■ DIRECTION:
Omit all pictures, then retype the data exactly as given.
# # # # # # #
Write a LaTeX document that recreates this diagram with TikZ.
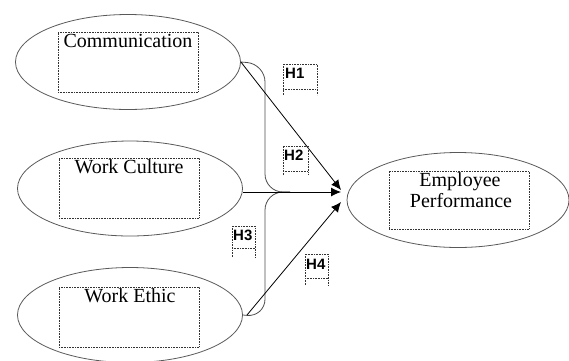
\documentclass[tikz,border=0pt]{standalone}
\usepackage{fontspec}
\setmainfont{Liberation Serif}
\newfontfamily\hfont{Liberation Sans}
\usetikzlibrary{shapes.geometric,arrows.meta}
\begin{document}
\begin{tikzpicture}[x=1pt,y=-1pt,
  construct/.style={draw=black!65,line width=0.8pt,ellipse,inner sep=0pt,
    minimum width=225pt,minimum height=95pt},
  textframe/.style={draw=black!80,densely dotted,line width=0.6pt,inner sep=0pt,
    minimum width=140pt,minimum height=60pt},
  lbl/.style={font=\fontsize{20}{22}\selectfont,inner sep=0pt,anchor=base},
  hyp/.style={font=\hfont\bfseries\fontsize{15}{15}\selectfont,inner sep=0pt,anchor=base west},
  hframe/.style={draw=black!80,densely dotted,line width=0.6pt},
  path/.style={draw=black,line width=0.8pt,-{Latex[length=10pt,width=9pt]}},
  brace/.style={draw=black!70,line width=0.8pt,rounded corners=18pt}]
\useasboundingbox (0,0) rectangle (569,360);

% constructs
\node[construct] (comm) at (128,62) {};
\node[construct] (cult) at (130,188.5) {};
\node[construct] (ethic) at (130,315) {};
\node[construct,minimum width=222pt] (perf) at (458,200) {};

% dotted text frames
\node[textframe] (commbox) at (128,62) {};
\node[textframe] (cultbox) at (129,188) {};
\node[textframe] (ethicbox) at (129,317) {};
\node[textframe,minimum height=58pt] (perfbox) at (459,200) {};

% construct labels
\node[lbl] (commtxt) at (128,47) {Communication};
\node[lbl] (culttxt) at (129,173) {Work Culture};
\node[lbl] (ethictxt) at (130,302) {Work Ethic};
\node[lbl] (perftxt1) at (460,186) {Employee};
\node[lbl] (perftxt2) at (461,207) {Performance};

% arrow end points near the dependent construct
\coordinate (tipA) at (341,190);
\coordinate (tipB) at (341,192);
\coordinate (tipC) at (341,202);
\coordinate (startD) at (247,315);
\coordinate (braceTip) at (290,192);

% bracket joining the three predictors
\draw[brace] (comm.east) -- (265,64) -- (265,192) -- (braceTip);
\draw[brace] (braceTip) -- (265,192) -- (265,317) -- (ethic.east);

% hypothesis paths
\draw[path] (comm.east) -- (tipA);
\draw[path] (cult.east |- tipB) -- (tipB);
\draw[path] (startD) -- (tipC);

% hypothesis labels with their frames
\draw[hframe] (283,95) -- (283,64) -- (317,64) -- (317,95) (283,89) -- (317,89);
\node[hyp] (h1) at (285,78) {H1};
\draw[hframe] (283,175) -- (283,146) -- (308,146) -- (308,175) (283,171) -- (308,171);
\node[hyp] (h2) at (284,160) {H2};
\draw[hframe] (232,257) -- (232,226) -- (255,226) -- (255,257) (232,248) -- (255,248);
\node[hyp] (h3) at (233,240) {H3};
\draw[hframe] (305,285) -- (305,254) -- (328,254) -- (328,285) (305,278) -- (328,278);
\node[hyp] (h4) at (306,269) {H4};
\end{tikzpicture}
\end{document}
# # # # # # #
■ ANSWER FOR THIS EXERCISE:
Write a LaTeX document that recreates this diagram with TikZ.
\documentclass[tikz,border=0pt]{standalone}
\usepackage{fontspec}
\setmainfont{Liberation Serif}
\newfontfamily\hfont{Liberation Sans}
\usetikzlibrary{shapes.geometric,arrows.meta}
\begin{document}
\begin{tikzpicture}[x=1pt,y=-1pt,
  construct/.style={draw=black!65,line width=0.8pt,ellipse,inner sep=0pt,
    minimum width=225pt,minimum height=95pt},
  textframe/.style={draw=black!80,densely dotted,line width=0.6pt,inner sep=0pt,
    minimum width=140pt,minimum height=60pt},
  lbl/.style={font=\fontsize{20}{22}\selectfont,inner sep=0pt,anchor=base},
  hyp/.style={font=\hfont\bfseries\fontsize{15}{15}\selectfont,inner sep=0pt,anchor=base west},
  hframe/.style={draw=black!80,densely dotted,line width=0.6pt},
  path/.style={draw=black,line width=0.8pt,-{Latex[length=10pt,width=9pt]}},
  brace/.style={draw=black!70,line width=0.8pt,rounded corners=18pt}]
\useasboundingbox (0,0) rectangle (569,360);

% constructs
\node[construct] (comm) at (128,62) {};
\node[construct] (cult) at (130,188.5) {};
\node[construct] (ethic) at (130,315) {};
\node[construct,minimum width=222pt] (perf) at (458,200) {};

% dotted text frames
\node[textframe] (commbox) at (128,62) {};
\node[textframe] (cultbox) at (129,188) {};
\node[textframe] (ethicbox) at (129,317) {};
\node[textframe,minimum height=58pt] (perfbox) at (459,200) {};

% construct labels
\node[lbl] (commtxt) at (128,47) {Communication};
\node[lbl] (culttxt) at (129,173) {Work Culture};
\node[lbl] (ethictxt) at (130,302) {Work Ethic};
\node[lbl] (perftxt1) at (460,186) {Employee};
\node[lbl] (perftxt2) at (461,207) {Performance};

% arrow end points near the dependent construct
\coordinate (tipA) at (341,190);
\coordinate (tipB) at (341,192);
\coordinate (tipC) at (341,202);
\coordinate (startD) at (247,315);
\coordinate (braceTip) at (290,192);

% bracket joining the three predictors
\draw[brace] (comm.east) -- (265,64) -- (265,192) -- (braceTip);
\draw[brace] (braceTip) -- (265,192) -- (265,317) -- (ethic.east);

% hypothesis paths
\draw[path] (comm.east) -- (tipA);
\draw[path] (cult.east |- tipB) -- (tipB);
\draw[path] (startD) -- (tipC);

% hypothesis labels with their frames
\draw[hframe] (283,95) -- (283,64) -- (317,64) -- (317,95) (283,89) -- (317,89);
\node[hyp] (h1) at (285,78) {H1};
\draw[hframe] (283,175) -- (283,146) -- (308,146) -- (308,175) (283,171) -- (308,171);
\node[hyp] (h2) at (284,160) {H2};
\draw[hframe] (232,257) -- (232,226) -- (255,226) -- (255,257) (232,248) -- (255,248);
\node[hyp] (h3) at (233,240) {H3};
\draw[hframe] (305,285) -- (305,254) -- (328,254) -- (328,285) (305,278) -- (328,278);
\node[hyp] (h4) at (306,269) {H4};
\end{tikzpicture}
\end{document}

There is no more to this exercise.